# Sites for apts/houses in Nice, France area



## hypnotiq (Feb 26, 2013)

Hey all,

We're headed to Germany in June for a wedding and a few of the couples (incl us and the bridge/groom) want to hit up Nice for a week.

Are there any reputable sites besides VRBO for locating/finding apts/houses for rent for a week?

Thanks,
Nico


----------



## Kagehitokiri2 (Feb 26, 2013)

same company as vrbo, but homeaway search works better


----------



## Chrisky (Feb 27, 2013)

http://www.nicepebbles.com/
The above Linked company has good reviews as well.
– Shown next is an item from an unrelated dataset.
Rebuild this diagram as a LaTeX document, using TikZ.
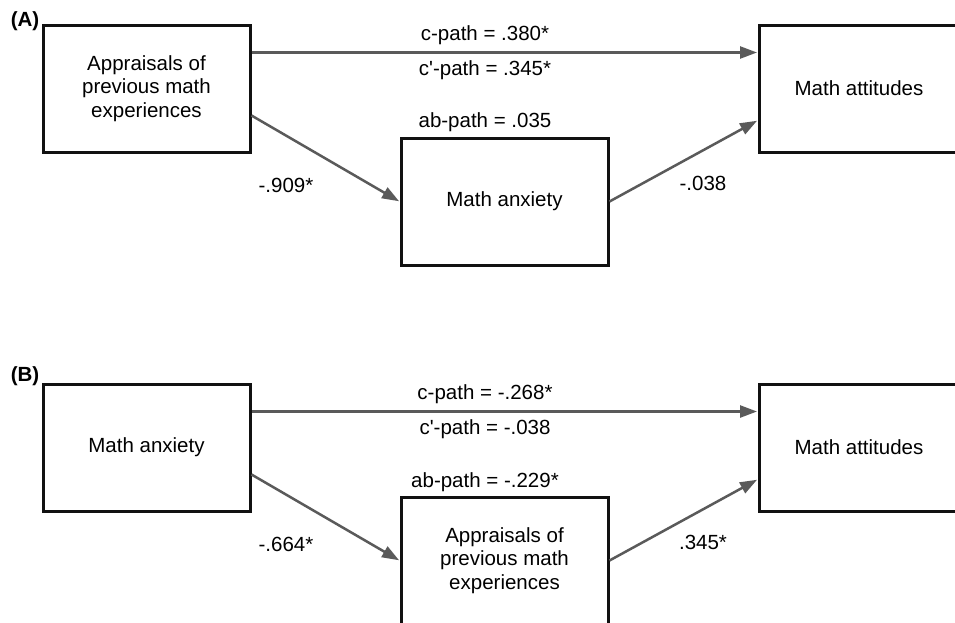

http://slowtalk.com/groupee/forums/a/frm/f/3956056284/p/2
The above is an excellent site.  You would be able to get numerous recommendations.  That is where my first link comes from.


----------



## CarlK (Feb 27, 2013)

We have used this company (http://www.francebound.net/), as have a few of our friends, and we were all very happy with the accommodations.  We had an apartment in Aix, but they have properties throughout France.


----------



## zora (Feb 28, 2013)

Try www.HomeAway.co.UK. It's the uk version of homeaway and it's similar but has different inventory.


----------



## Carol C (Feb 28, 2013)

booking.com has small apartments as well as hotel rooms.


----------



## DianeG (Feb 28, 2013)

*French site*

The French equivalent is abritel.fr , some are the same homeaway.co.uk listings, but there are some different owners there too. I used VRBO for Nice and Abritel for Menton in 2010. Nicepebbles has great listings, a good reputation, but seems a bit more expensive than others I've seen.


----------